The eagle-chicken story ends happily as the eagle eventually learns to fly. Johnson told of the belief of slaves that "true Africans" could fly and walk on water. She told a tale of Toby who knew the song that enabled slaves to fly away from their master's whips. She told of a grandmother telling her granddaughter of the proud "Ebu" Africans who came off the slave ships, chained hand to hand, and looked into the white masters' eyes and saw the past and the future of America.

Not all the stories had happy endings. In a tale about runaways hiding in a barge on the Erie Canal, the baby drowns when the mother throws herself overboard rather than go back to the evil master she believes is waiting to re-capture her in Rochester.

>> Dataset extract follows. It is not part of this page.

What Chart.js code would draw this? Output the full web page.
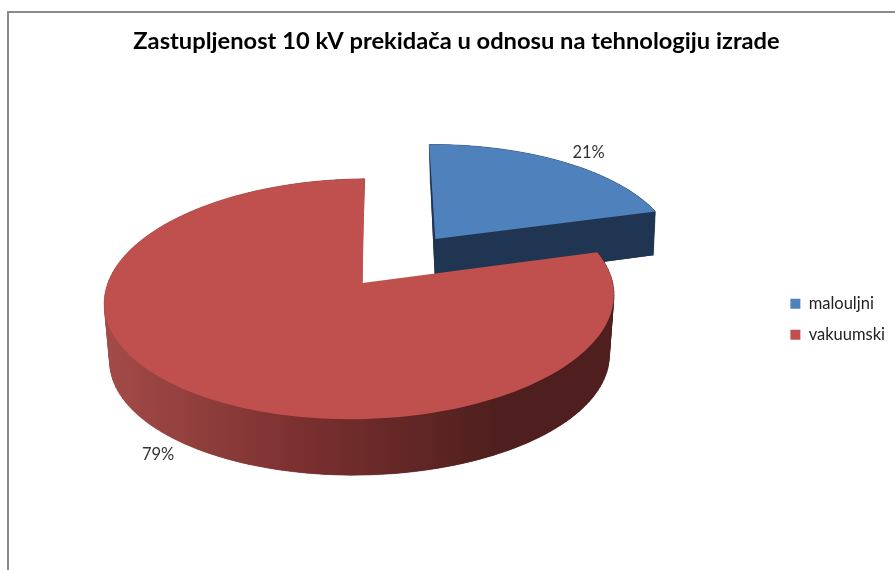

"Three whistles in the night.  Always three," Johnson said as she began a story about the underground railroad.  This true story is of a Syracuse family that helped the escaped slaves who were put on the train by Quakers in Philadelphia. She describes the bullet wounds, the dog bites and the child who was too ill to make it. The father in the story is Rev. Germaine Logan, who was an escaped slave and helped hundreds of runaway slaves in 1830-1860.

Johnson's storytelling and singing was accompanied by African drumming provided by Ghanaian Mike Dennis. The audience was invited to sing along and had the opportunity to drum or use other African instruments.